**WHAT YOU ARE ASKED TO DO**
Collect every line of the records below that contains the word "this".

━━━━━ INFORMATION SUPPLIED

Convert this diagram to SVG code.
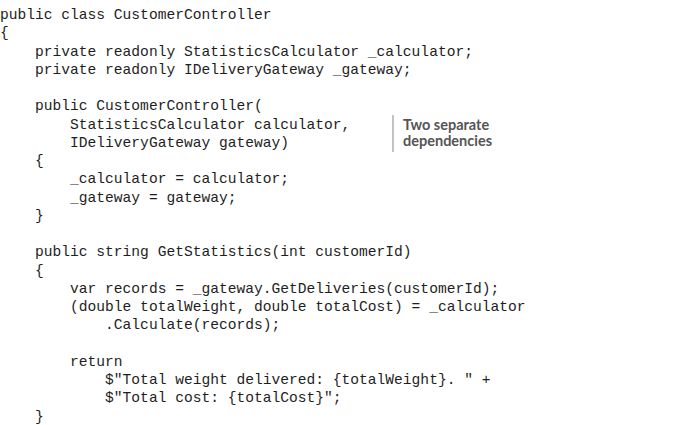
<svg xmlns="http://www.w3.org/2000/svg" width="682" height="425" viewBox="0 0 682 425">
<style>
.code{font-family:"Liberation Mono","Courier New",monospace;font-size:14.6px;fill:#1e1e1e;white-space:pre}
.note{font-family:Lato,"Open Sans",sans-serif;font-weight:bold;font-size:14.5px;fill:#555}
.bar{stroke:#9a9a9a;stroke-width:1.2}
</style>
<rect width="682" height="425" fill="#fff"/>
<g id="code" xml:space="preserve">
<text class="code" x="0" y="19">public class CustomerController</text>
<text class="code" x="0" y="37.25">{</text>
<text class="code" x="0" y="55.5">    private readonly StatisticsCalculator _calculator;</text>
<text class="code" x="0" y="73.75">    private readonly IDeliveryGateway _gateway;</text>
<text class="code" x="0" y="110.25">    public CustomerController(</text>
<text class="code" x="0" y="128.5">        StatisticsCalculator calculator,</text>
<text class="code" x="0" y="146.75">        IDeliveryGateway gateway)</text>
<text class="code" x="0" y="165">    {</text>
<text class="code" x="0" y="183.25">        _calculator = calculator;</text>
<text class="code" x="0" y="201.5">        _gateway = gateway;</text>
<text class="code" x="0" y="219.75">    }</text>
<text class="code" x="0" y="256.25">    public string GetStatistics(int customerId)</text>
<text class="code" x="0" y="274.5">    {</text>
<text class="code" x="0" y="292.75">        var records = _gateway.GetDeliveries(customerId);</text>
<text class="code" x="0" y="311">        (double totalWeight, double totalCost) = _calculator</text>
<text class="code" x="0" y="329.25">            .Calculate(records);</text>
<text class="code" x="0" y="365.75">        return</text>
<text class="code" x="0" y="384">            $"Total weight delivered: {totalWeight}. " +</text>
<text class="code" x="0" y="402.25">            $"Total cost: {totalCost}";</text>
<text class="code" x="0" y="420.5">    }</text>
</g>
<g id="annotation">
<line class="bar" x1="393" y1="115" x2="393" y2="152"/>
<text class="note" x="403" y="130">Two separate</text>
<text class="note" x="403" y="146">dependencies</text>
</g>
</svg>
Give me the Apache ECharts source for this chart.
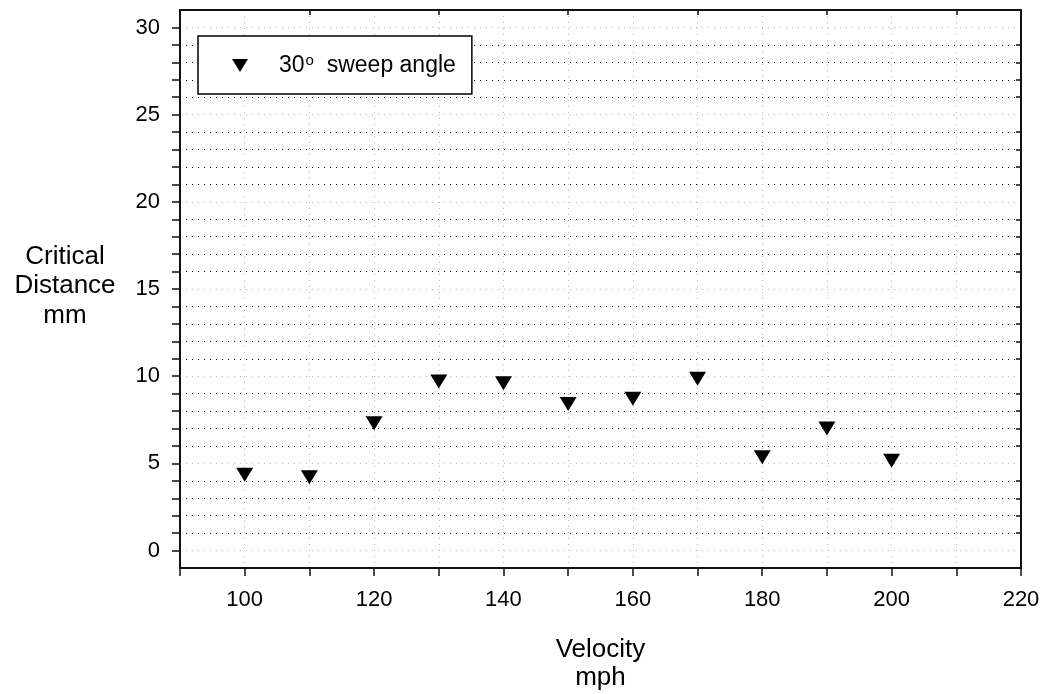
<!DOCTYPE html>
<html>
<head>
<meta charset="utf-8">
<script src="https://cdn.jsdelivr.net/npm/echarts@6/dist/echarts.min.js"></script>
<style>
html,body{margin:0;padding:0;background:#fff;}
#chart{width:1045px;height:694px;}
</style>
</head>
<body>
<div id="chart"></div>
<script>
// Data
const velocity = [100, 110, 120, 130, 140, 150, 160, 170, 180, 190, 200];
const criticalDistance = [4.35, 4.2, 7.3, 9.7, 9.6, 8.4, 8.7, 9.85, 5.35, 7.0, 5.15];
const seriesName = '30o sweep angle';
const yTickValues = [];
for (let v = -1; v <= 31; v++) yTickValues.push(String(v));
const xLabelStep = 20;
const yLabelStep = 5;

const FONT = 'Liberation Sans, Arial, sans-serif';
const tri = 'path://M0,0L16,0L8,13Z';
const gray = '#b8b8b8';

const chart = echarts.init(document.getElementById('chart'));
chart.setOption({
  animation: false,
  backgroundColor: '#fff',
  grid: { left: 180, right: 24, top: 10, bottom: 126, containLabel: false },
  xAxis: [
    {
      type: 'value', position: 'bottom', min: 90, max: 220, interval: 10,
      axisLine: { show: true, onZero: false, lineStyle: { color: '#111', width: 2 } },
      axisTick: { show: true, inside: false, length: 8, lineStyle: { color: '#111', width: 1.5 } },
      axisLabel: { show: true, margin: 21, color: '#000', fontSize: 22, fontFamily: FONT,
        formatter: v => (v % xLabelStep === 0 ? String(v) : '') },
      splitLine: { show: true, showMinLine: false, showMaxLine: false,
        lineStyle: { color: gray, width: 1, type: [1, 5] } }
    },
    {
      type: 'value', position: 'top', min: 90, max: 220, interval: 20,
      axisLine: { show: true, onZero: false, lineStyle: { color: '#111', width: 2 } },
      axisTick: { show: true, inside: true, length: 5, lineStyle: { color: '#111', width: 1.5 } },
      axisLabel: { show: false },
      splitLine: { show: false }
    }
  ],
  yAxis: [
    {
      type: 'value', min: -1, max: 31, interval: 1, position: 'left',
      axisLine: { show: false }, axisTick: { show: false }, axisLabel: { show: false },
      splitLine: { show: true, showMinLine: false, showMaxLine: false,
        lineStyle: { color: [gray, '#000', '#000', '#000', '#000'], width: 1, type: [1, 5] } }
    },
    {
      type: 'category', data: yTickValues, boundaryGap: false, position: 'left',
      axisLine: { show: true, onZero: false, lineStyle: { color: '#111', width: 2 } },
      axisTick: { show: true, inside: false, length: 8, lineStyle: { color: '#111', width: 1.5 },
        interval: (i, v) => i > 0 && i < yTickValues.length - 1 },
      axisLabel: { show: true, margin: 20, color: '#000', fontSize: 22, fontFamily: FONT,
        interval: (i, v) => Number(v) >= 0 && Number(v) % yLabelStep === 0 },
      splitLine: { show: false }
    },
    {
      type: 'category', data: yTickValues, boundaryGap: false, position: 'right',
      axisLine: { show: true, onZero: false, lineStyle: { color: '#111', width: 2 } },
      axisTick: { show: true, inside: true, length: 5, lineStyle: { color: '#111', width: 1.5 },
        interval: (i, v) => i > 0 && i < yTickValues.length - 1 && Number(v) % yLabelStep !== 0 },
      axisLabel: { show: false },
      splitLine: { show: false }
    }
  ],
  legend: {
    show: true, left: 198, top: 36, orient: 'vertical',
    backgroundColor: '#fff', borderColor: '#000', borderWidth: 1.5, borderRadius: 0,
    padding: [17, 16, 17, 34],
    itemWidth: 16, itemHeight: 13,
    itemStyle: { opacity: 1, color: '#000' },
    data: [{ name: seriesName, icon: tri }],
    formatter: () => '{gap|}30{sup|o}{txt|  sweep angle}',
    textStyle: {
      color: '#000', fontSize: 23, fontFamily: FONT,
      rich: {
        gap: { width: 26 },
        sup: { fontSize: 15, fontFamily: FONT, color: '#000', verticalAlign: 'top', padding: [0, 0, 10, 1] },
        txt: { fontSize: 23, fontFamily: FONT, color: '#000' }
      }
    }
  },
  graphic: [
    { type: 'text', x: 65, y: 286, silent: true,
      style: { text: 'Critical\nDistance\nmm', x: 0, y: 0, align: 'center', verticalAlign: 'middle',
        fontSize: 26, fontFamily: FONT, lineHeight: 29.5, fill: '#000' } },
    { type: 'text', x: 600.5, y: 664, silent: true,
      style: { text: 'Velocity\nmph', x: 0, y: 0, align: 'center', verticalAlign: 'middle',
        fontSize: 26, fontFamily: FONT, lineHeight: 28, fill: '#000' } }
  ],
  series: [
    {
      name: seriesName, type: 'scatter', xAxisIndex: 0, yAxisIndex: 0,
      symbol: tri, symbolSize: [17, 14],
      itemStyle: { color: '#000', opacity: 1 },
      data: velocity.map((x, i) => [x, criticalDistance[i]])
    }
  ]
});
</script>
</body>
</html>
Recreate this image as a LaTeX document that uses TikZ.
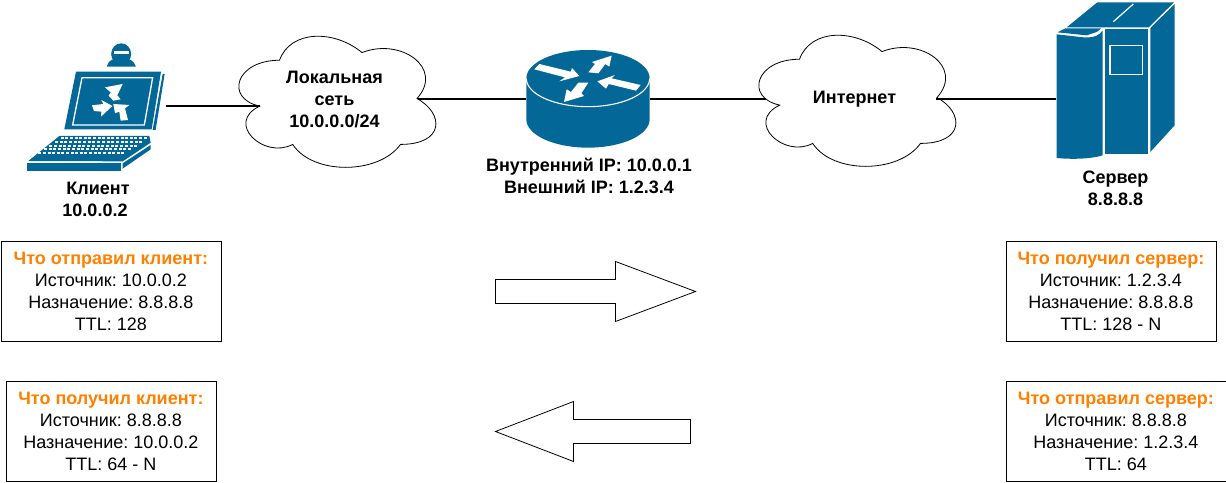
\documentclass[tikz,border=0pt]{standalone}
\usepackage{fontspec}
\setmainfont{Liberation Sans}
\frenchspacing
\definecolor{cisco}{HTML}{036897}
\definecolor{orng}{HTML}{FF8000}
\tikzset{
  x=1pt,y=-1pt,
  link/.style={line width=2.2pt,draw=black},
  icon/.style={fill=cisco,draw=none},
  whitefill/.style={fill=white,draw=none},
  whiteline/.style={draw=white,line width=1.1pt},
  infobox/.style={draw=black,line width=.8pt,align=center,inner sep=0pt,font=\fontsize{18}{22}\selectfont,anchor=north west},
  caption/.style={align=center,inner sep=0pt,font=\fontsize{18}{22}\selectfont\bfseries},
  bigarrow/.style={draw=black,line width=.8pt,fill=white},
}
\newcommand{\hd}[1]{{\bfseries\color{orng}#1}}
% name, x0, y0, text; w=220, h=153
\newcommand{\cloudshape}[4]{%
  \begin{scope}[shift={(#2,#3)},xscale=2.2,yscale=1.53]
    \draw[line width=.8pt,fill=white] (25,25)
      .. controls (5,25) and (0,50) .. (16,55)
      .. controls (0,66) and (18,90) .. (31,80)
      .. controls (40,100) and (70,100) .. (80,80)
      .. controls (100,80) and (100,60) .. (87.5,50)
      .. controls (100,30) and (80,10) .. (62.5,20)
      .. controls (50,5) and (30,5) .. (25,25) -- cycle;
  \end{scope}
  \node[caption] (#1) at (#2+110,99) {#4};
}
\begin{document}
\begin{tikzpicture}
\useasboundingbox (0,0) rectangle (1226,482);

% clouds
\cloudshape{lan}{224.5}{22}{Локальная\\сеть\\10.0.0.0/24}
\cloudshape{inet}{744.5}{21}{Интернет}

% laptop
\begin{scope}[shift={(0,30)},x=.3333pt,y=-.3333pt]
  \path[icon] (320,110) .. controls (322,100) and (328,92) .. (340,88) -- (388,88) .. controls (398,92) and (405,100) .. (408,110) -- cycle;
  \path[icon] (363.5,72) ellipse[x radius=30,y radius=32];
  \path[whitefill] (342,63) rectangle (386,72);
  \path[icon] (228,125) -- (483,125) -- (455,298) -- (193,298) -- cycle;
  \path[icon] (488,132) -- (494,132) -- (467,300) -- (458,300) -- cycle;
  \draw[whiteline,line width=1.3pt] (246,143) -- (458,143) -- (433,285) -- (218,285) -- cycle;
  \path[whitefill] (315,172) -- (368,162) -- (352,196) -- (362,208) -- (340,212) -- (326,197) -- (332,187) -- cycle;
  \path[whitefill] (276,226) -- (310,222) -- (304,210) -- (337,228) -- (303,260) -- (304,245) -- (282,243) -- cycle;
  \path[whitefill] (340,222) -- (388,225) -- (375,235) -- (384,270) -- (362,272) -- (358,245) -- (345,250) -- cycle;
  \path[icon] (178,318) -- (448,318) -- (452,338) -- (368,394) -- (85,393) -- cycle;
  \foreach \r/\xa/\xb/\yy in {0/182/445/322,1/165/432/333,2/148/417/344,3/132/398/355,4/115/378/366}{
    \foreach \k in {0,...,18}{
      \path[whitefill] ({\xa+(\xb-\xa)*\k/19},\yy) rectangle ++(9,6);
    }
  }
  \path[icon] (80,400) rectangle (362,422);
  \path[icon] (368,400) -- (452,345) -- (452,358) -- (368,416) -- cycle;
\end{scope}

% router
\begin{scope}[shift={(510,40)},x=.3333pt,y=-.3333pt]
  \path[icon] (49,115) arc[x radius=185,y radius=85,start angle=180,end angle=360] -- (419,238) arc[x radius=185,y radius=85,start angle=0,end angle=180] -- cycle;
  \draw[whiteline] (49,115) arc[x radius=185,y radius=85,start angle=180,end angle=0];
  \path[whitefill] (73,88) -- (88,72) -- (182,95) -- (186,84) -- (208,108) -- (148,124) -- (165,112) -- cycle;
  \path[whitefill] (235,97) -- (255,72) -- (246,66) -- (305,47) -- (298,80) -- (286,72) -- (265,100) -- cycle;
  \path[whitefill] (235,128) -- (214,160) -- (222,168) -- (162,186) -- (170,148) -- (183,156) -- (205,128) -- cycle;
  \path[whitefill] (262,124) -- (315,105) -- (305,115) -- (392,135) -- (378,152) -- (296,132) -- (288,146) -- cycle;
\end{scope}

% server
\begin{scope}[shift={(1040,0)},x=.3333pt,y=-.3333pt]
  \path[icon] (172,7) -- (402,7) -- (326,82) -- (80,82) -- cycle;
  \path[icon] (76,85) -- (184,85) -- (170,96) -- (140,106) -- (52,97) -- cycle;
  \path[icon] (50,103) -- (130,112) .. controls (165,114) and (178,105) .. (188,92) -- (188,466) .. controls (150,478) and (90,478) .. (50,474) -- cycle;
  \path[icon] (194,86) -- (324,86) -- (324,463) -- (194,463) -- cycle;
  \path[icon] (331,84) -- (404,12) -- (404,376) -- (331,456) -- cycle;
  \draw[whiteline,line width=1.2pt] (220,65) -- (280,12);
  \draw[whiteline,line width=1.3pt] (210,136) rectangle (308,224);
\end{scope}

% anchors of the icons and clouds
\coordinate (pc) at (166,106);
\coordinate (lan-l) at (260,106);
\coordinate (lan-r) at (418,99);
\coordinate (rt-l) at (526,99);
\coordinate (rt-r) at (650,99);
\coordinate (inet-l) at (766,99);
\coordinate (inet-r) at (936,99);
\coordinate (srv) at (1056,99);

% links
\draw[link] (pc) -- (lan-l);
\draw[link] (lan-r) -- (rt-l);
\draw[link] (rt-r) -- (inet-l);
\draw[link] (inet-r) -- (srv);

% captions
\node[caption] (c1) at (98,199) {Клиент\\10.0.0.2\,\,};
\node[caption] (c2) at (589,176) {Внутренний IP: 10.0.0.1\\Внешний IP: 1.2.3.4};
\node[caption] (c3) at (1115.5,188) {Сервер\\8.8.8.8};

% big arrows
\draw[bigarrow] (495.5,279.5) -- (615.5,279.5) -- (615.5,261.5) -- (695.5,291.5) -- (615.5,321.5) -- (615.5,303.5) -- (495.5,303.5) -- cycle;
\draw[bigarrow] (690.5,419.5) -- (573.5,419.5) -- (573.5,401.5) -- (495.5,431.5) -- (573.5,461.5) -- (573.5,443.5) -- (690.5,443.5) -- cycle;

% boxes
\node[infobox,minimum width=220pt,minimum height=100pt] (b1) at (0.5,241) {\hd{Что отправил клиент:}\\Источник: 10.0.0.2\\Назначение: 8.8.8.8\\TTL: 128};
\node[infobox,minimum width=210pt,minimum height=100pt] (b2) at (1005.5,241) {\hd{Что получил сервер:}\\Источник: 1.2.3.4\\Назначение: 8.8.8.8\\TTL: 128 - N};
\node[infobox,minimum width=210pt,minimum height=100pt] (b3) at (5.5,381) {\hd{Что получил клиент:}\\Источник: 8.8.8.8\\Назначение: 10.0.0.2\\TTL: 64 - N};
\node[infobox,minimum width=220pt,minimum height=100pt] (b4) at (1005.5,381) {\hd{Что отправил сервер:}\\Источник: 8.8.8.8\\Назначение: 1.2.3.4\\TTL: 64};
\end{tikzpicture}
\end{document}
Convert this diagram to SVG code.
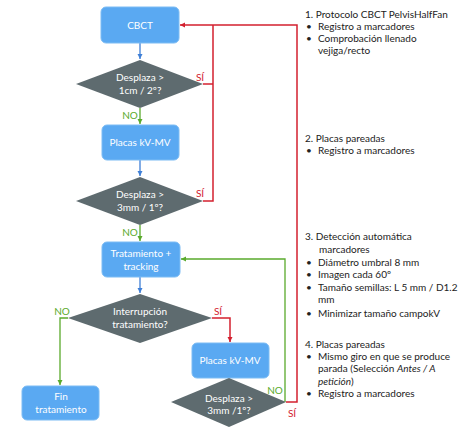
<svg xmlns="http://www.w3.org/2000/svg" width="474" height="434" viewBox="0 0 474 434">
<defs>
<style>
.box{fill:#5aa9f2;stroke:#7cbcf4;stroke-width:1}
.dia{fill:#5e6b6f}
.nt{font-family:Lato,"Open Sans",sans-serif;font-size:10px;fill:#ffffff;text-anchor:middle}
.rt{font-family:Lato,"Open Sans",sans-serif;font-size:10px;fill:#222222}
.lab{font-family:Lato,"Open Sans",sans-serif;font-size:10px}
.blue{stroke:#3f7fd6;stroke-width:1.3;fill:none}
.green{stroke:#5aaa2c;stroke-width:1.3;fill:none}
.red{stroke:#d3202f;stroke-width:1.5;fill:none}
</style>
<marker id="ab" markerWidth="6" markerHeight="6" refX="5" refY="3" orient="auto" markerUnits="userSpaceOnUse"><path d="M0,0.5 L5,3 L0,5.5z" fill="#3f7fd6"/></marker>
<marker id="ag" markerWidth="6" markerHeight="6" refX="5" refY="3" orient="auto" markerUnits="userSpaceOnUse"><path d="M0,0.5 L5,3 L0,5.5z" fill="#5aaa2c"/></marker>
<marker id="ar" markerWidth="6" markerHeight="6" refX="5" refY="3" orient="auto" markerUnits="userSpaceOnUse"><path d="M0,0.5 L5,3 L0,5.5z" fill="#d3202f"/></marker>
</defs>
<rect width="474" height="434" fill="#ffffff"/>
<g id="connectors">
<path class="blue" d="M140,43 V59" marker-end="url(#ab)"/>
<path class="green" d="M140,108 V124" marker-end="url(#ag)"/>
<path class="blue" d="M140,160 V176" marker-end="url(#ab)"/>
<path class="green" d="M140,225 V241" marker-end="url(#ag)"/>
<path class="blue" d="M140,277 V293" marker-end="url(#ab)"/>
<path class="green" d="M68,318 H60 V385" marker-end="url(#ag)"/>
<path class="red" d="M212,318 H230 V342" marker-end="url(#ar)"/>
<path class="green" d="M285,402 V259 H181" marker-end="url(#ag)"/>
<path class="red" d="M203,84 H213"/>
<path class="red" d="M203,201 H213 V25"/>
<path class="red" d="M286,402 H297 V25 H180" marker-end="url(#ar)"/>
<text class="lab" x="130" y="119" fill="#5aaa2c" text-anchor="middle">NO</text>
<text class="lab" x="130" y="236" fill="#5aaa2c" text-anchor="middle">NO</text>
<text class="lab" x="62" y="315" fill="#5aaa2c" text-anchor="middle">NO</text>
<text class="lab" x="275" y="394" fill="#5aaa2c" text-anchor="middle">NO</text>
<text class="lab" x="200" y="81" fill="#d3202f" text-anchor="middle">SÍ</text>
<text class="lab" x="200" y="197" fill="#d3202f" text-anchor="middle">SÍ</text>
<text class="lab" x="218" y="315" fill="#d3202f" text-anchor="middle">SÍ</text>
<text class="lab" x="292" y="417" fill="#d3202f" text-anchor="middle">SÍ</text>
</g>
<g id="cbct"><rect class="box" x="101" y="7" width="78" height="36" rx="5"/><text class="nt" x="140" y="29">CBCT</text></g>
<g id="d1"><path class="dia" d="M76,84 L140,60 L203,84 L140,108z"/><text class="nt" x="140" y="81">Desplaza &gt;</text><text class="nt" x="140" y="94">1cm / 2º?</text></g>
<g id="placas1"><rect class="box" x="102" y="125" width="77" height="35" rx="5"/><text class="nt" x="140" y="146">Placas kV-MV</text></g>
<g id="d2"><path class="dia" d="M76,201 L140,177 L203,201 L140,225z"/><text class="nt" x="140" y="198">Desplaza &gt;</text><text class="nt" x="140" y="211">3mm / 1º?</text></g>
<g id="tratamiento"><rect class="box" x="102" y="242" width="78" height="35" rx="5"/><text class="nt" x="141" y="257">Tratamiento +</text><text class="nt" x="141" y="270">tracking</text></g>
<g id="d3"><path class="dia" d="M68,318 L140,294 L212,318 L140,343z"/><text class="nt" x="140" y="315">Interrupción</text><text class="nt" x="140" y="328">tratamiento?</text></g>
<g id="fin"><rect class="box" x="22" y="386" width="77" height="34" rx="5"/><text class="nt" x="61" y="400">Fin</text><text class="nt" x="61" y="413">tratamiento</text></g>
<g id="placas2"><rect class="box" x="192" y="343" width="77" height="35" rx="5"/><text class="nt" x="230" y="364">Placas kV-MV</text></g>
<g id="d4"><path class="dia" d="M171,402 L229,378 L286,402 L229,427z"/><text class="nt" x="229" y="402">Desplaza &gt;</text><text class="nt" x="229" y="414">3mm /1º?</text></g>
<g id="notes" class="rt">
<text x="305" y="18">1.  Protocolo CBCT PelvisHalfFan</text>
<text x="306" y="30">•</text><text x="318" y="30">Registro a marcadores</text>
<text x="306" y="42">•</text><text x="318" y="42">Comprobación llenado</text>
<text x="318" y="54">vejiga/recto</text>
<text x="305" y="142">2.  Placas pareadas</text>
<text x="306" y="154">•</text><text x="318" y="154">Registro a marcadores</text>
<text x="305" y="240">3.  Detección automática</text>
<text x="319" y="253">marcadores</text>
<text x="306" y="266">•</text><text x="318" y="266">Diámetro umbral 8 mm</text>
<text x="306" y="278">•</text><text x="318" y="278">Imagen cada 60º</text>
<text x="306" y="291">•</text><text x="318" y="291">Tamaño semillas: L 5 mm / D1.2</text>
<text x="318" y="303">mm</text>
<text x="306" y="317">•</text><text x="318" y="317">Minimizar tamaño campokV</text>
<text x="305" y="348">4.  Placas pareadas</text>
<text x="306" y="360">•</text><text x="318" y="360">Mismo giro en que se produce</text>
<text x="318" y="372">parada (Selección <tspan font-style="italic">Antes / A</tspan></text>
<text x="318" y="385"><tspan font-style="italic">petición</tspan>)</text>
<text x="306" y="397">•</text><text x="318" y="397">Registro a marcadores</text>
</g>
</svg>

━━━━━━━━━━

**THE COMPLETED TASK**
Convert this diagram to SVG code.
Give me the Apache ECharts source for this chart.
Recreate this image as a LaTeX document that uses TikZ.
Convert this diagram to SVG code.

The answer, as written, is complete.